Here are a few images.
I built mine with an internal (Meanwell caged 36V) PSU. To avoid interference I added extra shielding and placed it as far away from the main PCB as possible. That made assembly quite a bit more tedious. But it worked out great, SNR is better than advertised and clean white noise only. The chassis connection is made at the PSU and not through the meter board, but I didn't notice any detrimental effects.
The tubes are very microphonic, not sure if or how much that varies. I bought a bigger batch but so far only used four. Those were easily matched via the testing instructions almost down to the noise floor.
Sourcing was a quite tedious thanks to the current supply shortages. I will have to shorten the axis of a couple pots and get different knobs. I matched everything meticulously and can now get the channels to perform very, very closely.
The frontpanel layouts and the insert plate (all supplied by Frank from frontpanels.de) made mechanical assembly a breeze. I had to mount the sidechain boards at an angle tilted up so as to avoid them touching the two 47uf capacitors.
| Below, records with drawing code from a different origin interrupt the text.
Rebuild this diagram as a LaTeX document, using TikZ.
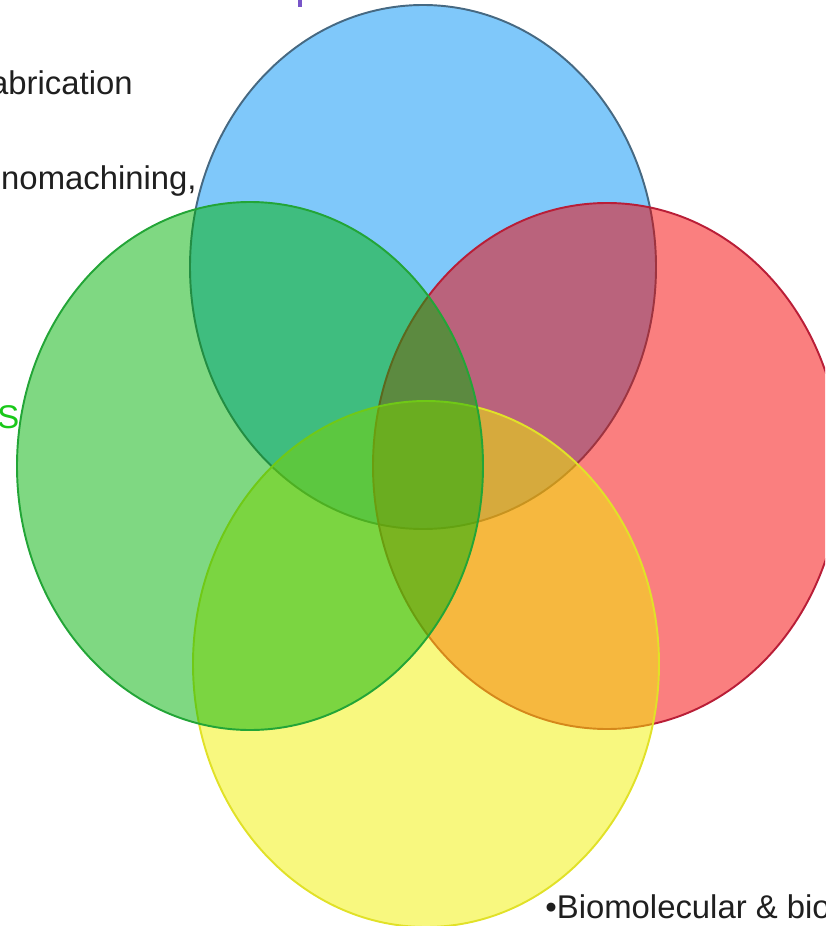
\documentclass[tikz,border=0pt]{standalone}
\usepackage{fontspec}
\setmainfont{Liberation Sans}
\definecolor{bluefill}{RGB}{0,145,245}
\definecolor{blueline}{RGB}{70,105,130}
\definecolor{redfill}{RGB}{245,0,0}
\definecolor{redline}{RGB}{185,30,55}
\definecolor{yellowfill}{RGB}{242,242,0}
\definecolor{yellowline}{RGB}{225,225,40}
\definecolor{greenfill}{RGB}{0,178,5}
\definecolor{greenline}{RGB}{35,165,55}
\definecolor{titlegreen}{RGB}{25,200,25}
\definecolor{tickpurple}{RGB}{120,85,200}
\begin{document}
\begin{tikzpicture}[x=0.02cm,y=-0.02cm,
    petal/.style={line width=1.1pt,fill opacity=0.5},
    label/.style={inner sep=0pt,text=black!88,font=\fontsize{18.7}{21}\selectfont}]
  \clip (0,0) rectangle (825,926);
  % four sets
  \draw [petal,draw=blueline,fill=bluefill] (423,267) ellipse [x radius=233,y radius=262];
  \draw [petal,draw=redline,fill=redfill] (607,466) ellipse [x radius=234,y radius=263];
  \draw [petal,draw=yellowline,fill=yellowfill] (426,664) ellipse [x radius=233,y radius=263];
  \draw [petal,draw=greenline,fill=greenfill] (250,466) ellipse [x radius=233,y radius=264];
  % cut-off labels
  \node [label,anchor=base east] (fab) at (133,94) {abrication};
  \node [label,anchor=base east] (nano) at (197,189) {nomachining,};
  \node [label,anchor=base west,text=titlegreen] (title) at (-3,428) {S};
  \node [label,anchor=base west] (bio) at (545,918) {•Biomolecular \& bio};
  \draw [tickpurple,line width=2pt] (300,-1) -- (300,7);
\end{tikzpicture}
\end{document}
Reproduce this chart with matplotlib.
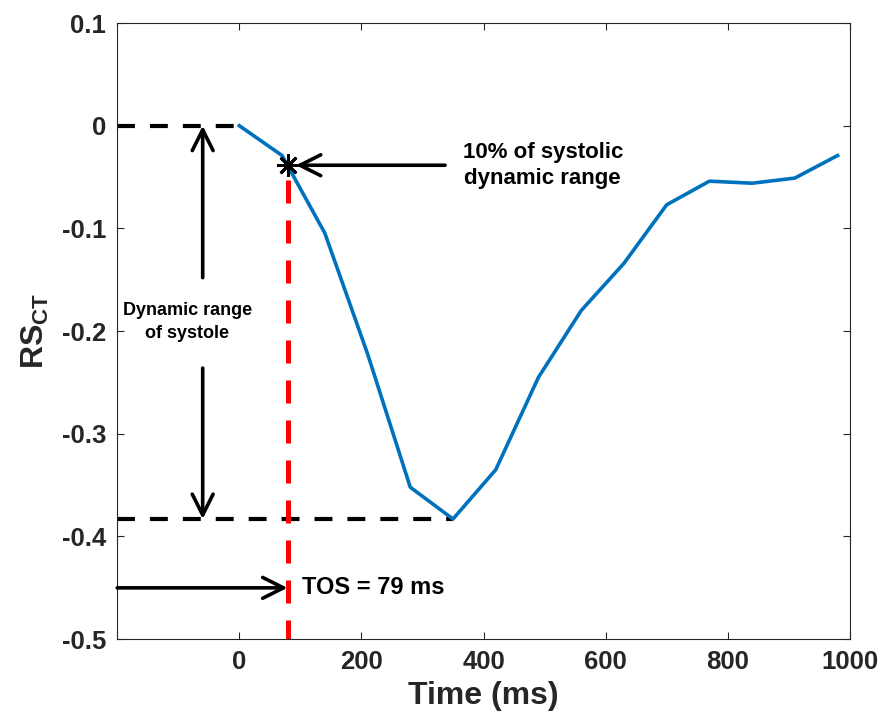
import matplotlib
matplotlib.use('Agg')
import matplotlib.pyplot as plt

plt.rcParams['font.family'] = ['Liberation Sans', 'DejaVu Sans']
plt.rcParams['font.weight'] = 'bold'
plt.rcParams['axes.unicode_minus'] = False
plt.rcParams['mathtext.fontset'] = 'custom'
plt.rcParams['mathtext.bf'] = 'Liberation Sans:bold'
plt.rcParams['mathtext.rm'] = 'Liberation Sans:bold'

# datos de la curva
tiempo = [0, 70, 140, 210, 280, 350, 420, 490, 560, 630, 700, 770, 840, 910, 980]
rs_ct = [0.0, -0.029, -0.1045, -0.222, -0.352, -0.383, -0.335, -0.245, -0.180,
         -0.134, -0.077, -0.054, -0.056, -0.051, -0.029]
tos = 79
nivel_10 = -0.0385

x_ticks = [0, 200, 400, 600, 800, 1000]
y_ticks = [-0.5, -0.4, -0.3, -0.2, -0.1, 0, 0.1]
y_tick_labels = ['-0.5', '-0.4', '-0.3', '-0.2', '-0.1', '0', '0.1']

gris = '#262626'
fig = plt.figure(figsize=(8.88, 7.19), dpi=100)
ax = fig.add_axes([0.132, 0.111, 0.825, 0.857])

ax.plot(tiempo, rs_ct, color='#0072BD', lw=2.6, zorder=3)

# lineas punteadas negras
ymin = min(rs_ct)
tmin = tiempo[rs_ct.index(ymin)]
ax.plot([-200, 0], [0, 0], color='k', lw=3, dashes=(4.3, 3.6), zorder=2)
ax.plot([-200, tmin], [ymin, ymin], color='k', lw=3, dashes=(4.3, 3.6), zorder=2)

# linea roja
ax.plot([tos, tos], [-0.053, -0.5], color='red', lw=3.6, dashes=(4.6, 3.4), zorder=2)

# asterisco
ax.plot([tos], [nivel_10], marker=(8, 2, 0), color='k', ms=16, mew=2, zorder=5)

flecha = dict(arrowstyle='->,head_length=1.5,head_width=0.75', color='k', lw=2.6,
              shrinkA=0, shrinkB=0)

# flecha doble rango dinamico
ax.annotate('', xy=(-60, 0), xytext=(-60, -0.148), arrowprops=flecha)
ax.annotate('', xy=(-60, ymin), xytext=(-60, -0.236), arrowprops=flecha)
ax.text(-85, -0.191, 'Dynamic range\nof systole', ha='center', va='center',
        fontsize=13, fontweight='bold', linespacing=1.45)

# flecha 10%
flecha2 = dict(flecha)
flecha2['shrinkB'] = 6
ax.annotate('', xy=(tos, nivel_10), xytext=(337, nivel_10), arrowprops=flecha2)
ax.text(497, nivel_10, '10% of systolic\ndynamic range', ha='center', va='center',
        fontsize=16, fontweight='bold', linespacing=1.3)

# flecha TOS
ax.annotate('', xy=(tos, -0.45), xytext=(-200, -0.45), arrowprops=flecha)
ax.text(103, -0.45, 'TOS = 79 ms', ha='left', va='center', fontsize=17, fontweight='bold')

ax.set_xlim(-200, 1000)
ax.set_ylim(-0.5, 0.1)
ax.set_xticks(x_ticks)
ax.set_yticks(y_ticks)
ax.set_yticklabels(y_tick_labels)
ax.tick_params(direction='in', top=True, right=True, length=5, width=0.8,
               colors=gris, labelsize=18.5, pad=8)
for lab in ax.get_xticklabels() + ax.get_yticklabels():
    lab.set_fontweight('bold')
for s in ax.spines.values():
    s.set_color(gris)
    s.set_linewidth(0.8)

ax.set_xlabel('Time (ms)', fontsize=23, fontweight='bold', color=gris, labelpad=5)
ax.set_ylabel(r'$\mathbf{RS_{CT}}$', fontsize=23, color=gris, labelpad=8)

plt.savefig('out.png', dpi=100)
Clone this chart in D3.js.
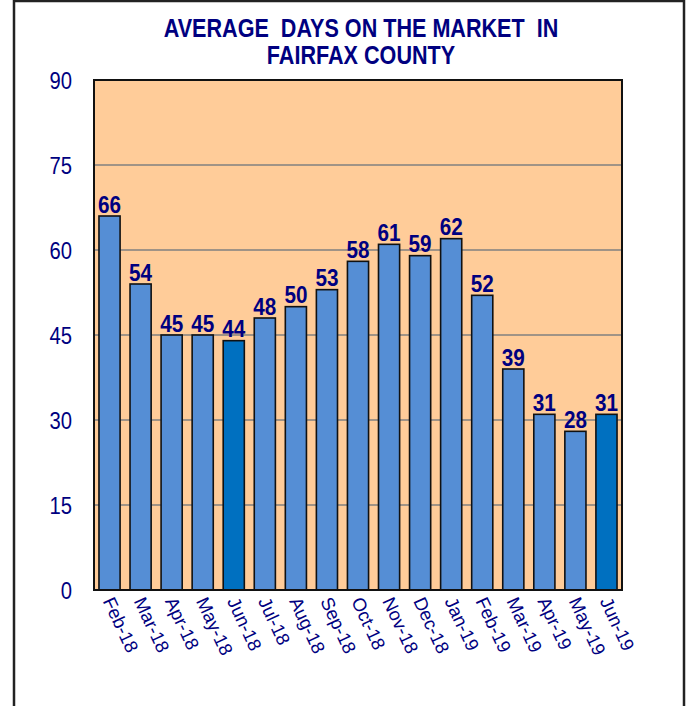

If anyone wanted to build a vari-mu compressor, this would be my recommendation. I have built others, but this is by far the easiest, best documented, best sounding and also the least expensive. And board are so well-spaced that even beginners won't have any problems creating solder connections accidentally.
If I could change one thing, I would prefer to have the gain after the compression as make-up gain.
PS: This is a desert island kind of unit. It doesn't colour the source sound and works great on everything.